- _Objective_
Copy, exactly and only, the lines from the one with "Output the Python" up to and including the one with "import plotly.graph_objects as go", leaving pictures out.

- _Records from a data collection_
* START *

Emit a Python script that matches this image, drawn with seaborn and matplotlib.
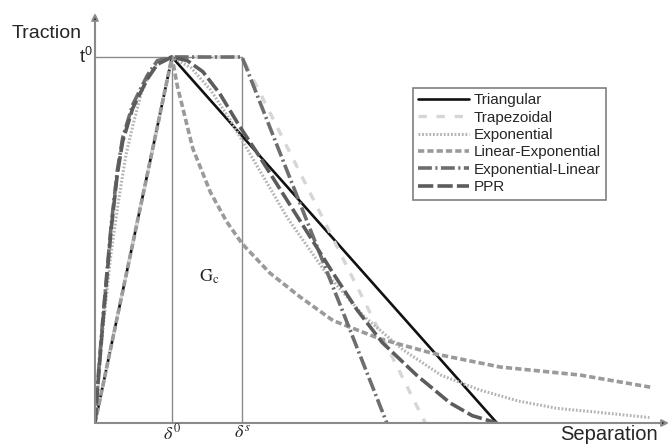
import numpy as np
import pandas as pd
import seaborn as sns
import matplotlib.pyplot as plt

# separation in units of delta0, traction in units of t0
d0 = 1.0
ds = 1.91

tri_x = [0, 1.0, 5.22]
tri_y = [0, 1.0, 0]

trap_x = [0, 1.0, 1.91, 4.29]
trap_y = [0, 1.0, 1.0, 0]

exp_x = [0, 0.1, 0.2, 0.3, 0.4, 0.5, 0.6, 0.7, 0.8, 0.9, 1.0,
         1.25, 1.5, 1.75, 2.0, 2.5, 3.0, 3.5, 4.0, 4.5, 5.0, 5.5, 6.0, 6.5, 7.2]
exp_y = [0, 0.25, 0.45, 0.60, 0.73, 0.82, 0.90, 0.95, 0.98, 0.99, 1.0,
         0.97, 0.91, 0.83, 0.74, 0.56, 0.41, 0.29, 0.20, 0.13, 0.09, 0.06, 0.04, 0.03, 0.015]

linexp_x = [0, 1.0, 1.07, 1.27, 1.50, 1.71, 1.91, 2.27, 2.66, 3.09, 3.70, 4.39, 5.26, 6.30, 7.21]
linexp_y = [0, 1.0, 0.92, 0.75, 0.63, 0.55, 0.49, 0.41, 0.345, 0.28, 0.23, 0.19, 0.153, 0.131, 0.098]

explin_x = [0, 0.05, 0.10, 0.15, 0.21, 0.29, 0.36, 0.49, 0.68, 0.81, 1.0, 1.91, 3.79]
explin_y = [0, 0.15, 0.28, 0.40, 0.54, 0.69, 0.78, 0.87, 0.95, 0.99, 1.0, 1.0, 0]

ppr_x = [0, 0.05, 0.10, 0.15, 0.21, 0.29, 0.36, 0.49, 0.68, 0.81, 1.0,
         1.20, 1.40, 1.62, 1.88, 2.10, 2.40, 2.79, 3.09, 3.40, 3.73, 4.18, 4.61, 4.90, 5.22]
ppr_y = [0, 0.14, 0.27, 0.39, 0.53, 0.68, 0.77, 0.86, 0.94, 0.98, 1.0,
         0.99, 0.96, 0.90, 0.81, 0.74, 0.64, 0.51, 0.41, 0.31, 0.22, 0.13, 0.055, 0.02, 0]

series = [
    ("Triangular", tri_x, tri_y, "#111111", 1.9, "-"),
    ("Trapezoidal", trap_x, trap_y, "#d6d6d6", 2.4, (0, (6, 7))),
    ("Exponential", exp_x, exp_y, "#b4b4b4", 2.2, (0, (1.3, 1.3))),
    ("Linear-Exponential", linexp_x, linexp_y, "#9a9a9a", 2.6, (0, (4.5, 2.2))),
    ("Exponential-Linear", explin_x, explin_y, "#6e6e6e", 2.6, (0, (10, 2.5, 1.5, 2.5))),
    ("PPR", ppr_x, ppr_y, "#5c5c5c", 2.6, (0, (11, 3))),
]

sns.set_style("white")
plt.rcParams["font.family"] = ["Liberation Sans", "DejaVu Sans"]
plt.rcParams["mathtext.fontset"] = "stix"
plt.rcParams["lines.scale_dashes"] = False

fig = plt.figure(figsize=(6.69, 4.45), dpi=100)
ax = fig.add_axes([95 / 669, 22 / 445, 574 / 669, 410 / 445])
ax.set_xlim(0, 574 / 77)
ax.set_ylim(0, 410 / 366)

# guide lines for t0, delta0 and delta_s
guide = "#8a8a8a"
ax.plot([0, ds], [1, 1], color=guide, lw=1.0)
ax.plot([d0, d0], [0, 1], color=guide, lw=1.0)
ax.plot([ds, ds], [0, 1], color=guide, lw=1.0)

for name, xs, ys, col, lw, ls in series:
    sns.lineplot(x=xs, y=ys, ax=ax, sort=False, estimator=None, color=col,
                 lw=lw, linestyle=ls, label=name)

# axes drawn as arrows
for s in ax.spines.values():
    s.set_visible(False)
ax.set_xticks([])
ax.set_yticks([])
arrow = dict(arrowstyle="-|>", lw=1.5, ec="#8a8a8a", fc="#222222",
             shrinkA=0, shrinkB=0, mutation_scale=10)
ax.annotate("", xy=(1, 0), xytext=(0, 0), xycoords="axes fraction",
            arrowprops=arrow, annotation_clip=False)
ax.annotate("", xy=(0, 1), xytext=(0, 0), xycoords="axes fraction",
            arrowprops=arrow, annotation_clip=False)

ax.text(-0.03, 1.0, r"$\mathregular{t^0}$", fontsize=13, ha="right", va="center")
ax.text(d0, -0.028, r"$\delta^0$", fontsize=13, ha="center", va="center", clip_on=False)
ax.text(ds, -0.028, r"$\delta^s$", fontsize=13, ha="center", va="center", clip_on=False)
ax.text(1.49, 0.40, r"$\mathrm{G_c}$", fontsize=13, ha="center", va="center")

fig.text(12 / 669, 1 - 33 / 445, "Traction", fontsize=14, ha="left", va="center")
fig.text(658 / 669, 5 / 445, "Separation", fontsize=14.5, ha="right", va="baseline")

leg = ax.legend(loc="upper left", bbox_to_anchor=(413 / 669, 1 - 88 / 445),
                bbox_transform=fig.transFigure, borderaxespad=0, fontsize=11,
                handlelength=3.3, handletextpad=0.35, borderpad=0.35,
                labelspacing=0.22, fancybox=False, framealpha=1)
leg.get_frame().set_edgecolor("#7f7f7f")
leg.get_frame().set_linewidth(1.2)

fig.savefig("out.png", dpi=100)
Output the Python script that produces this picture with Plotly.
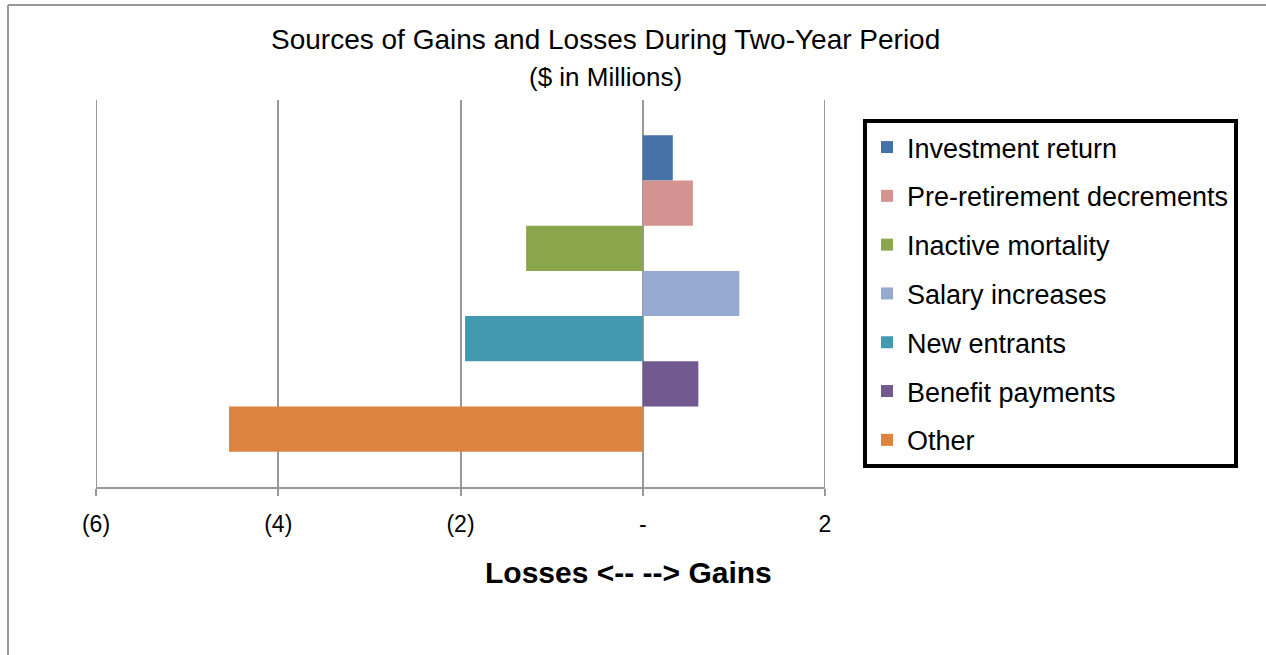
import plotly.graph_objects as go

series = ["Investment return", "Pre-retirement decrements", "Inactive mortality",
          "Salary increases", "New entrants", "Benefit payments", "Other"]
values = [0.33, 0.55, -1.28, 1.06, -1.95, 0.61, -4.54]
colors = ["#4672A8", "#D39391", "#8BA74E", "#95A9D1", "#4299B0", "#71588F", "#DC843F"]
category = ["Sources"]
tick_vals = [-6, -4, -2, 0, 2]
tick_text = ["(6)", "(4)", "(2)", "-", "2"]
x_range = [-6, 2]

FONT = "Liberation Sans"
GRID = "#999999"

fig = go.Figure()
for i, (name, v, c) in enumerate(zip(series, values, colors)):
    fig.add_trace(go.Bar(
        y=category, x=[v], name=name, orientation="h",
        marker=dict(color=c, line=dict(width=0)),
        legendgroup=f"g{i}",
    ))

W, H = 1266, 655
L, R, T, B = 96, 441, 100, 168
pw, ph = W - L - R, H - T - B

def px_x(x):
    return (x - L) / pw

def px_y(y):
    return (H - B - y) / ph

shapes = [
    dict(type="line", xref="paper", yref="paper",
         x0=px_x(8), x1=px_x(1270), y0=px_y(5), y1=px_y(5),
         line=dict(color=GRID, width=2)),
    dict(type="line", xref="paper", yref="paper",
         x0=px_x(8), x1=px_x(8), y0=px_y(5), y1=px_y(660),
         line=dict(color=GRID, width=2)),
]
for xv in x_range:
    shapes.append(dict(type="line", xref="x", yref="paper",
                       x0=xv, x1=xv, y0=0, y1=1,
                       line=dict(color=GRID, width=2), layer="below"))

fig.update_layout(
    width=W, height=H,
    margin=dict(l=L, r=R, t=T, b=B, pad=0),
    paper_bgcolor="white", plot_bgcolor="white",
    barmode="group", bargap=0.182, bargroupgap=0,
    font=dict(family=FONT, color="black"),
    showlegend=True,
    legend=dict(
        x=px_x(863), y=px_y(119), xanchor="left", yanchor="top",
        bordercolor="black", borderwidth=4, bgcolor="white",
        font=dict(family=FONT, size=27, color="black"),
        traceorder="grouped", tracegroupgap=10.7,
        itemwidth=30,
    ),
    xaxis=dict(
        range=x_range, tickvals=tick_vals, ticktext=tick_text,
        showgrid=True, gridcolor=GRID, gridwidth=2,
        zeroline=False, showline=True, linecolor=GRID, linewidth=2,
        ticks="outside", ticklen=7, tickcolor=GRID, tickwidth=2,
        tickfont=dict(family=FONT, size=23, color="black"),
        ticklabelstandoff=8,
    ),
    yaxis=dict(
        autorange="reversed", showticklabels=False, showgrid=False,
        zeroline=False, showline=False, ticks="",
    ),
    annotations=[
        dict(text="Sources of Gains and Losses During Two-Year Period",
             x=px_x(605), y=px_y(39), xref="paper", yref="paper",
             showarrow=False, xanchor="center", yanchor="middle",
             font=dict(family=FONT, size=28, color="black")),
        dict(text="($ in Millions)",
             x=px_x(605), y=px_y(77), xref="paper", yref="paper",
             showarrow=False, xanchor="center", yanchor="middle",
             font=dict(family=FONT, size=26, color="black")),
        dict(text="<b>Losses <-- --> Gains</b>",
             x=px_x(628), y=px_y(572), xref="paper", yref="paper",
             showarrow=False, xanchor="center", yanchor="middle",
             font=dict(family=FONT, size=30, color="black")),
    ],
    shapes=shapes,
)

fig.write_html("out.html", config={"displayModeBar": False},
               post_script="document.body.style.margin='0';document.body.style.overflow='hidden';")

* END *

- _The completed task_
Output the Python script that produces this picture with Plotly.
import plotly.graph_objects as go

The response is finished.